▸ **EXERCISE INSTRUCTIONS**:
Only lines with the word "this" are needed; collect each of them from the listing below.

▸ **MATERIAL SHOWN**:
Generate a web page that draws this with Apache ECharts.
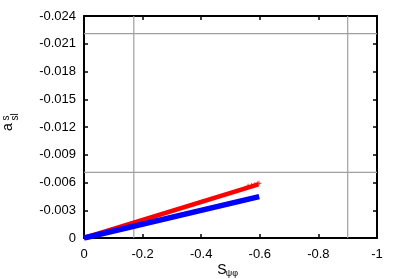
<!DOCTYPE html>
<html><head><meta charset="utf-8">
<script src="https://cdn.jsdelivr.net/npm/echarts@6/dist/echarts.min.js"></script>
<style>html,body{margin:0;padding:0;background:#fff}#c{width:399px;height:279px}</style>
</head><body><div id="c"></div>
<script>
// Data
const redX = [0, -0.595];
const redY = [0, -0.0058];
const blueX = [0, -0.598];
const blueY = [0, -0.00448];
const redTipX = [-0.560, -0.572, -0.583, -0.592, -0.597];
const redTipY = [-0.00560, -0.00568, -0.00575, -0.00584, -0.00592];
const vLines = [-0.17, -0.9];
const hLines = [-0.0071, -0.0221];
const xTicks = [0, -0.2, -0.4, -0.6, -0.8, -1];
const yTicks = [0, -0.003, -0.006, -0.009, -0.012, -0.015, -0.018, -0.021, -0.024];

const FONT = 'Liberation Sans';
const chart = echarts.init(document.getElementById('c'), null, {renderer: 'canvas'});
const pair = (xs, ys) => xs.map((x, i) => [x, ys[i]]);
const plus = 'path://M0,-1L0,1M-1,0L1,0';
const xMin = xTicks[xTicks.length - 1], xMax = xTicks[0];
const yMin = yTicks[yTicks.length - 1], yMax = yTicks[0];

const axisCommon = {
  type: 'value', inverse: true, splitLine: {show: false},
  axisLine: {show: true, onZero: false, lineStyle: {color: '#000', width: 2}},
  axisTick: {show: true, inside: true, length: 4, lineStyle: {color: '#000', width: 1.5}}
};

const grayStyle = {color: '#a0a0a0', width: 1.2};
const graySeries = vLines.map(v => ({
  type: 'line', data: [[v, yMin], [v, yMax]], symbol: 'none', silent: true,
  lineStyle: grayStyle, z: 1
})).concat(hLines.map(v => ({
  type: 'line', data: [[xMin, v], [xMax, v]], symbol: 'none', silent: true,
  lineStyle: grayStyle, z: 1
})));

chart.setOption({
  animation: false,
  grid: {left: 84, right: 22, top: 16, bottom: 41},
  xAxis: [
    Object.assign({}, axisCommon, {
      min: xMin, max: xMax, interval: 0.2, position: 'bottom',
      axisLabel: {color: '#000', fontFamily: FONT, fontSize: 13, margin: 10,
        formatter: v => (Math.abs(v) < 1e-9 ? '0' : String(+v.toFixed(1)))}
    }),
    Object.assign({}, axisCommon, {
      min: xMin, max: xMax, interval: 0.2, position: 'top',
      axisLabel: {show: false}
    })
  ],
  yAxis: [
    Object.assign({}, axisCommon, {
      min: yMin, max: yMax, interval: 0.003, position: 'left',
      axisLabel: {color: '#000', fontFamily: FONT, fontSize: 13, margin: 8,
        formatter: v => (Math.abs(v) < 1e-9 ? '0' : v.toFixed(3))}
    }),
    Object.assign({}, axisCommon, {
      min: yMin, max: yMax, interval: 0.003, position: 'right',
      axisLabel: {show: false}
    })
  ],
  series: graySeries.concat([
    {
      type: 'line', data: pair(redX, redY), showSymbol: false, symbol: 'none',
      lineStyle: {color: '#ff0000', width: 4.5, cap: 'butt'}, z: 3
    },
    {
      type: 'scatter', data: pair(redTipX, redTipY), symbol: plus, symbolSize: 5,
      itemStyle: {color: 'transparent', borderColor: '#ff0000', borderWidth: 1}, z: 3
    },
    {
      type: 'line', data: pair(blueX, blueY), showSymbol: false, symbol: 'none',
      lineStyle: {color: '#0000ff', width: 5.5, cap: 'butt'}, z: 4
    }
  ]),
  graphic: [
    {type: 'text', x: 8, y: 127, rotation: Math.PI / 2,
      style: {text: 'a', font: '14px ' + FONT, fill: '#000', align: 'center', verticalAlign: 'middle'}},
    {type: 'text', x: 6, y: 118, rotation: Math.PI / 2,
      style: {text: 's', font: '10px ' + FONT, fill: '#000', align: 'center', verticalAlign: 'middle'}},
    {type: 'text', x: 15, y: 117, rotation: Math.PI / 2,
      style: {text: 'sl', font: '10px ' + FONT, fill: '#000', align: 'center', verticalAlign: 'middle'}},
    {type: 'text', x: 222, y: 270,
      style: {text: 'S', font: '14px ' + FONT, fill: '#000', align: 'center', verticalAlign: 'middle'}},
    {type: 'text', x: 232, y: 274,
      style: {text: 'ψφ', font: '9px ' + FONT, fill: '#000', align: 'center', verticalAlign: 'middle'}}
  ]
});
</script></body></html>
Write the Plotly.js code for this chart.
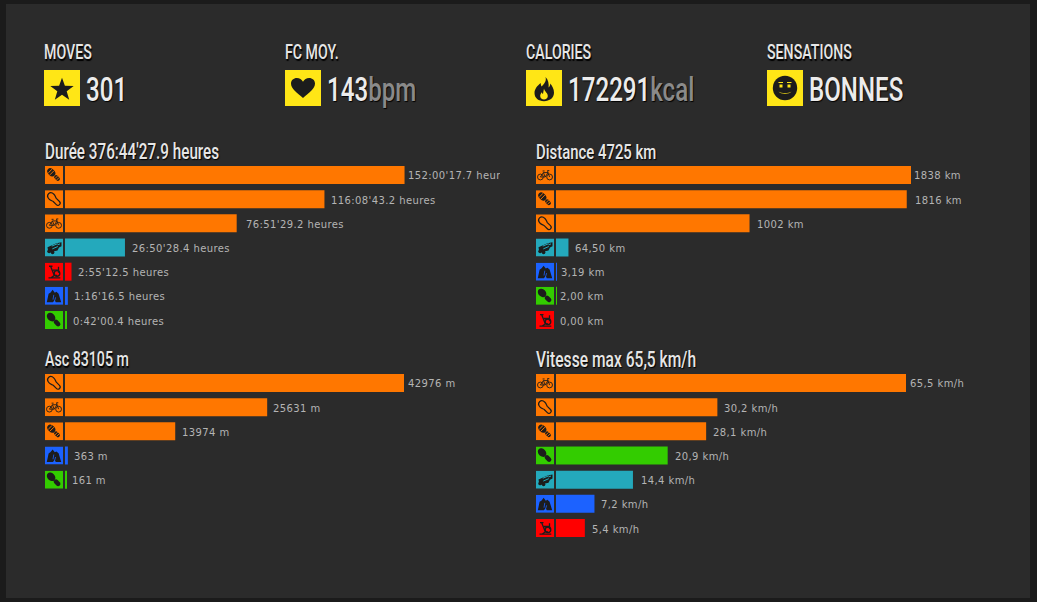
<!DOCTYPE html>
<html><head><meta charset="utf-8">
<script src="https://cdn.plot.ly/plotly-3.0.1.min.js"></script>
<style>
html,body{margin:0;padding:0;background:#1b1b1b;overflow:hidden}
#chart{width:1037px;height:602px}
text[style*="DejaVu"]{letter-spacing:.4px}
text[style*="Roboto"]{transform-box:fill-box;transform-origin:left center;transform:scaleX(.71)}
</style></head><body><div id="chart"></div>
<script>
// ---------- data ----------
const kpiLabels = ['MOVES','FC MOY.','CALORIES','SENSATIONS'];
const kpiValues = ['301','143','172291','BONNES'];
const kpiUnits  = ['','bpm','kcal',''];

const dureeTitle = "Durée 376:44'27.9 heures";
const dureeCats  = ['Trail','Course','Vélo','Roller','Home trainer','Randonnée','Marche'];
const dureeVals  = [152.005,116.145,76.858,26.841,2.920,1.271,0.700];
const dureeText  = ["152:00'17.7 heures","116:08'43.2 heures","76:51'29.2 heures","26:50'28.4 heures","2:55'12.5 heures","1:16'16.5 heures","0:42'00.4 heures"];

const distTitle = 'Distance 4725 km';
const distCats  = ['Vélo','Trail','Course','Roller','Randonnée','Marche','Home trainer'];
const distVals  = [1838,1816,1002,64.5,3.19,2.0,0];
const distText  = ['1838 km','1816 km','1002 km','64,50 km','3,19 km','2,00 km','0,00 km'];

const ascTitle = 'Asc 83105 m';
const ascCats  = ['Course','Vélo','Trail','Randonnée','Marche'];
const ascVals  = [42976,25631,13974,363,161];
const ascText  = ['42976 m','25631 m','13974 m','363 m','161 m'];

const vitTitle = 'Vitesse max 65,5 km/h';
const vitCats  = ['Vélo','Course','Trail','Marche','Roller','Randonnée','Home trainer'];
const vitVals  = [65.5,30.2,28.1,20.9,14.4,7.2,5.4];
const vitText  = ['65,5 km/h','30,2 km/h','28,1 km/h','20,9 km/h','14,4 km/h','7,2 km/h','5,4 km/h'];

// ---------- styles ----------
const W=1037,H=602;
const colors={'Trail':'#ff7700','Course':'#ff7700','Vélo':'#ff7700','Roller':'#24a9bc','Home trainer':'#ff0000','Randonnée':'#1c62ff','Marche':'#33cc00'};
const INK='#1c1c1c';
const glyphs={
 'Trail':`<g transform="rotate(-45 9 9)" fill="${INK}"><ellipse cx="9" cy="5.2" rx="3.3" ry="4.6"/><rect x="7" y="10" width="4" height="6.5" rx="2"/><path d="M6.500 3.500h5M6.200 6h5.600" stroke="#ff7700" stroke-width=".9"/><path d="M7 12.200h4M7 14.400h4" stroke="#ff7700" stroke-width=".8"/></g>`,
 'Course':`<g transform="rotate(-45 9 9)" fill="none" stroke="${INK}" stroke-width="1.200"><path d="M5.600 5.500c0-2.600 1.600-4.200 3.400-4.200s3.400 1.600 3.400 4.200c0 2.200-1 3.200-1.200 4.600v4.400c0 1.500-1 2.300-2.200 2.300s-2.200-.8-2.200-2.300v-4.400c-.2-1.400-1.200-2.400-1.200-4.600z"/></g>`,
 'Vélo':`<g fill="none" stroke="${INK}" stroke-width=".9"><circle cx="4.400" cy="11" r="2.900"/><circle cx="13.600" cy="11" r="2.900"/><path d="M4.400 11 7.400 6.600h4.600L13.600 11M7.400 6.600 9.200 11H4.400M6.600 5h2M12 6.600l-.5-2h1.800M9.200 11l2.800-4.400"/></g>`,
 'Roller':`<g fill="${INK}"><path d="M2.500 8.800 11.500 4.800 16.500 3.800 16.500 7.800 14 9 12.500 12 6 13.500 3 11.800z"/><circle cx="4.200" cy="12.800" r="1.900"/><circle cx="7.600" cy="13.900" r="1.800"/><path d="M6.800 7.600l5.800-2.400M7.300 10.400l5.500-2.400M12.500 6.300l2.500-.9" stroke="#24a9bc" stroke-width="1" fill="none"/></g>`,
 'Home trainer':`<g fill="none" stroke="${INK}" stroke-width="1.300"><circle cx="12" cy="10.800" r="2.800"/><path d="M4 3.600h3.500M5.600 3.600 9.300 12.800M3.500 15.200h11.800M6 15.200l3.300-2.400h2.700M8 7.500h5.500M13.500 4.200v6"/></g>`,
 'Randonnée':`<path fill="${INK}" d="M1.800 15.500 3.600 7 5.600 5.600l2 -2.600 2.200 2.800 1.600-.8 2.200 1.800 2.600 8.700h-5.400L9.600 13.200 8 15.500z"/><path fill="none" stroke="#1c62ff" stroke-width=".8" d="M8.800 8 8 12.800M10.600 10.500 9.600 14"/>`,
 'Marche':`<g transform="rotate(-45 9 9)" fill="${INK}"><ellipse cx="9" cy="4.900" rx="3.700" ry="4.800"/><rect x="6.700" y="9.500" width="4.600" height="7.600" rx="2.300"/></g>`
};
const bigGlyphs=[
 `<path fill="${INK}" d="M18 7.800 20.900 15.800 29.700 15.900 22.700 21.200 25.200 29.700 18 24.700 10.800 29.700 13.300 21.200 6.300 15.900 15.100 15.800z"/>`,
 `<path fill="${INK}" d="M18 28C12 23 6 18.800 6 13.600 6 10.200 8.700 8 11.800 8 14.500 8 16.800 9.600 18 11.800 19.200 9.600 21.500 8 24.200 8 27.300 8 30 10.200 30 13.600 30 18.800 24 23 18 28z"/>`,
 `<path fill="${INK}" d="M19.500 7c1.300 4.500-1.500 6.600-3.800 9.600-.8-1-1-2.200-.9-3.500C11.200 15.700 8.500 19.500 8.500 23c0 5 4 8.200 9.500 8.200s10-3.200 10-8.400c0-3.800-1.700-6.600-3.700-9.200-.1 1.600-.6 3-1.700 3.900C23 13.800 22.400 9.800 19.500 7z"/><path fill="#ffe616" d="M18 18.500c.4 3 3.800 4.200 3.800 7.500 0 2.200-1.700 3.600-3.800 3.600s-3.800-1.400-3.800-3.600c0-1.500.7-2.800 1.700-3.800.2.900.6 1.500 1.100 1.900.4-1.900.5-3.700 1-5.600z"/>`,
 `<circle cx="18" cy="18" r="12.200" fill="${INK}"/><path fill="#ffe616" d="M12.500 14.500h3v3h-3zM20.500 14.500h3v3h-3zM11.500 21.500c3 2 10 2 13 0-2 3-11 3-13 0z"/><path stroke="#ffe616" fill="none" d="M11.500 12.500h4.500M20 12.500h4.500"/>`
];
const uri=s=>'data:image/svg+xml,'+encodeURIComponent(s);
const tile=(cat)=>uri(`<svg xmlns="http://www.w3.org/2000/svg" width="18" height="18" viewBox="0 0 18 18"><rect width="18" height="18" fill="${colors[cat]}"/>${glyphs[cat]}</svg>`);
const bigTile=i=>uri(`<svg xmlns="http://www.w3.org/2000/svg" width="36" height="36" viewBox="0 0 36 36"><rect width="36" height="36" fill="#ffe616"/>${bigGlyphs[i]}</svg>`);
const px=x=>x/W, py=y=>1-y/H;

const panels=[
 {ax:'',  title:dureeTitle,cats:dureeCats,vals:dureeVals,text:dureeText,x0:65,x1:500,full:339.55,tx:44,ty:151,rowTop:162.9,tile:45,size:21.5,
  shift:[3,7,9,7,6,6,6]},
 {ax:'2', title:distTitle, cats:distCats, vals:distVals, text:distText, x0:556,x1:1000,full:355,tx:535,ty:151,rowTop:162.9,tile:536,size:21,
  shift:[3,8,7,7,4,4,4]},
 {ax:'3', title:ascTitle,  cats:ascCats,  vals:ascVals,  text:ascText,  x0:65,x1:500,full:339,tx:44,ty:359,rowTop:370.9,tile:45,size:20,
  shift:[4,6,7,6,6]},
 {ax:'4', title:vitTitle,  cats:vitCats,  vals:vitVals,  text:vitText,  x0:556,x1:1000,full:350,tx:535,ty:359,rowTop:370.9,tile:536,size:22,
  shift:[4,7,7,7,8,7,7]}
];
const PITCH=24.17, BAR=18;
const titleFont={family:'Roboto',size:20,weight:500,color:'#e6e6e6',shadow:'1px 1px 1px #000'};

const traces=[],annotations=[],images=[],layout={};
panels.forEach((p,idx)=>{
  const n=p.cats.length, xa='xaxis'+p.ax, ya='yaxis'+p.ax, xr='x'+p.ax, yr='y'+p.ax;
  traces.push({type:'bar',orientation:'h',x:p.vals,y:p.cats,xaxis:xr,yaxis:yr,
    marker:{color:p.cats.map(c=>colors[c]),line:{width:0}},hoverinfo:'x+y',showlegend:false});
  layout[xa]={domain:[px(p.x0),px(p.x1)],range:[0,Math.max(...p.vals)*(p.x1-p.x0)/p.full],visible:false,anchor:yr,fixedrange:true};
  layout[ya]={domain:[py(p.rowTop+n*PITCH),py(p.rowTop)],type:'category',categoryorder:'array',categoryarray:p.cats,
    range:[n-.5,-.5],autorange:false,visible:false,anchor:xr,fixedrange:true};
  annotations.push({xref:'paper',yref:'paper',x:px(p.tx),y:py(p.ty),xanchor:'left',yanchor:'middle',showarrow:false,borderpad:0,
    text:p.title,font:{...titleFont,size:p.size}});
  p.cats.forEach((c,i)=>{
    images.push({source:tile(c),xref:'paper',yref:yr,x:px(p.tile),y:i,sizex:BAR/W,sizey:BAR/PITCH,xanchor:'left',yanchor:'middle',sizing:'stretch',layer:'above'});
    const a={xref:xr,yref:yr,x:p.vals[i],y:i,xanchor:'left',yanchor:'middle',showarrow:false,borderpad:0,borderwidth:0,xshift:p.shift[i],yshift:-1,
      text:p.text[i],align:'left',font:{family:'DejaVu Sans',size:10,color:'#b4b4b4'}};
    if(idx===0&&i===0){a.width=92;}
    annotations.push(a);
  });
});
const kpiX=[44,285,526,767];
kpiLabels.forEach((l,i)=>{
  images.push({source:bigTile(i),xref:'paper',yref:'paper',x:px(kpiX[i]),y:py(70),sizex:36/W,sizey:36/H,xanchor:'left',yanchor:'top',sizing:'stretch',layer:'above'});
  annotations.push({xref:'paper',yref:'paper',x:px(kpiX[i]-1),y:py(52),xanchor:'left',yanchor:'middle',showarrow:false,borderpad:0,
    text:l,font:titleFont});
  annotations.push({xref:'paper',yref:'paper',x:px(kpiX[i]+41),y:py(90),xanchor:'left',yanchor:'middle',showarrow:false,borderpad:0,
    text:kpiValues[i]+(kpiUnits[i]?`<span style="color:#8a8a8a">${kpiUnits[i]}</span>`:''),
    font:{family:'Roboto',size:34,weight:500,color:'#ececec',shadow:'1px 1px 1px #000'}});
});
Object.assign(layout,{width:W,height:H,margin:{l:0,r:0,t:0,b:0},paper_bgcolor:'#1b1b1b',plot_bgcolor:'rgba(0,0,0,0)',
  bargap:1-BAR/PITCH,showlegend:false,annotations,images,
  shapes:[{type:'rect',xref:'paper',yref:'paper',x0:px(6),x1:px(1030),y0:py(598),y1:py(4),fillcolor:'#2b2b2b',line:{width:0},layer:'below'}]});
Plotly.newPlot('chart',traces,layout,{displayModeBar:false,responsive:false});
</script></body></html>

▸ **RESPONSE**:
Generate a web page that draws this with Apache ECharts.
Write the Plotly.js code for this chart.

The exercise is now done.